If you borrow too much or if interest rates increase more than you expected, your monthly HELOC payment could grow beyond your ability to pay. As with any loan, falling behind on your HELOC payments can damage your credit. In the worst-case scenario, your lender can foreclose on your home, since you will have put it up as collateral for the HELOC.

Even if your HELOC rate stays the same, you may still face an increase in monthly payments if you choose to make interest-only payments during your initial draw period. Although interest-only payments will minimize your monthly costs at first, making such small payments so early in the loan period may lead to a dramatic increase in your monthly costs once the loan enters the repayment period. At that point, you'll need to start paying back the principal as well as the interest. If you don’t budget for any monthly payment increases, you’re at risk of not being able to afford not only your loan, but your everyday expenses, too.

What's Required to Qualify for a HELOC?

Most lenders will require that you have at least 20% equity in your home. You'll have a hard time getting approval if your equity hasn't reached at least that level. Lenders also look at your credit record, which should show a credit score of at least 620 and a consistent history of on-time payments.

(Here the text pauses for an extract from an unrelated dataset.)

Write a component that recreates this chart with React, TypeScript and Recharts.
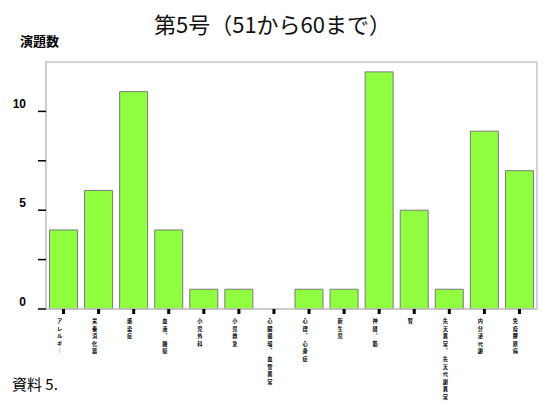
import React from 'react';
import { BarChart, Bar, XAxis, YAxis, ReferenceArea } from 'recharts';

const categories = [
    'アレルギー',
    '栄養消化器',
    '感染症',
    '血液、腫瘍',
    '小児外科',
    '小児救急',
    '心臓循環、血管異常',
    '心理、心身症',
    '新生児',
    '神経、筋',
    '腎',
    '先天異常、先天代謝異常',
    '内分泌代謝',
    '免疫膠原病',
];
const counts = [4, 6, 11, 4, 1, 1, 0, 1, 1, 12, 5, 1, 9, 7];
const yTicks = [0, 2.5, 5, 7.5, 10];
const yLabels = [0, 5, 10];

const data = categories.map((name, i) => ({ name, count: counts[i] }));

const jp = '"Noto Sans CJK JP", "Noto Sans", sans-serif';

// vertical forms for the stacked tick labels
const vert = (c: string) => (c === '、' ? '︑' : c === 'ー' ? '｜' : c);

const YTick = (props: any) => {
    const { x, y, payload } = props;
    if (!yLabels.includes(payload.value)) return null;
    return (
        <text x={x - 10} y={y - 3} textAnchor="end" fontSize={12} fontWeight={700}
            fontFamily="Arial, 'Liberation Sans', sans-serif" fill="#000">
            {payload.value}
        </text>
    );
};

const XTick = (props: any) => {
    const { x, y, payload } = props;
    const chars = Array.from(String(payload.value));
    return (
        <text fontSize={5.2} fontWeight={700} fontFamily={jp} fill="#000" textAnchor="middle">
            {chars.map((c, i) => (
                <tspan key={i} x={x - 4} y={y + 5 + i * 7.6}>{vert(c)}</tspan>
            ))}
        </text>
    );
};

export default function App() {
    return (
        <div style={{ position: 'absolute', left: 0, top: 0, width: 550, height: 408, background: '#fff' }}>
            <div style={{ position: 'absolute', left: 0, width: 545, top: 7, textAlign: 'center',
                fontFamily: jp, fontSize: 22, fontWeight: 400, color: '#111' }}>
                第5号（51から60まで）
            </div>
            <div style={{ position: 'absolute', left: 20, top: 31, fontFamily: jp, fontSize: 13, fontWeight: 700 }}>
                演題数
            </div>
            <div style={{ position: 'absolute', left: 12, top: 373, fontFamily: jp, fontSize: 15 }}>
                資料 5.
            </div>
            <BarChart width={550} height={408} data={data}
                margin={{ top: 62, right: 13, bottom: 9, left: 0 }}
                barCategoryGap="10%">
                <ReferenceArea y1={0} y2={12.5} fill="none" stroke="#c8c8c8" strokeWidth={1.5} ifOverflow="extendDomain" />
                <XAxis dataKey="name" height={90} interval={0} axisLine={{ stroke: '#c8c8c8', strokeWidth: 1.5 }}
                    tickLine={{ stroke: '#000', strokeWidth: 3 }} tickSize={5} tickMargin={4} tick={<XTick />} />
                <YAxis width={46} domain={[0, 12.5]} ticks={yTicks} interval={0}
                    axisLine={{ stroke: '#c8c8c8', strokeWidth: 1.5 }}
                    tickLine={{ stroke: '#000', strokeWidth: 1.5 }} tickSize={8} tick={<YTick />} />
                <Bar dataKey="count" fill="#8fff3f" stroke="#7a7a7a" strokeWidth={1} isAnimationActive={false} />
            </BarChart>
        </div>
    );
}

Other requirements by lenders include a debt-to-income ratio of at least 43% and loan to value ratio of 80% or less. These numbers describe the relationship between how much you earn or possess versus how much you owe to other lenders. If you do not fit these requirements, you may need to provide additional proof that you have the ability to keep up with your loans.

What Does the Application Process Look Like?

Before filling out an application, you’ll need to gather all required financial documentation. This includes your personal information, your employer’s contact, evidence of income for the previous two years, proof of homeownership and insurance, a mortgage statement, and any evidence of existing debts and liens on your home.

Once you’ve applied for a loan, the lender will review your financial profile and measure it against their requirements. The lender may ask for additional information and another appraisal on your home. The approval process can take anywhere from two to four weeks. If approved, you’ll sign closing documents and access to the funds will be ready within a few business days.

Considering Alternatives to a HELOC

HELOCs are relatively complex loans, and you may want a simpler solution that reduces your exposure to changing rates. A home equity loan works much like a HELOC, except that the loan is at a fixed interest rate, which means your monthly payments won’t change. Also, a home equity loan gives you a single lump sum instead of repeated withdrawals during the draw period. While this schedule offers less flexibility than a HELOC does, home equity loans are ideal if you already know how much you need to borrow. In addition, the predictable repayment schedule of a home equity loan can save you from the potential instability of HELOC payments.

If HELOC rates are too high for you, refinancing your mortgage for a higher loan amount may be a better alternative. In cash-out refinancing, you replace your current home loan with a new mortgage that borrows more than what you owe currently. Since there's more than enough money to pay off your old loan, you receive the remainder in a lump sum. A cash-out refinance follows a fixed rate structure, which results in lower rates and a stable monthly payment. However, mortgage refinancing does come with higher closing costs and a longer approval process compared to a HELOC. Alternatively, some lenders have begun offering convertible fixed-rate HELOCs which behave like a hybrid between a HELOC and a home equity loan.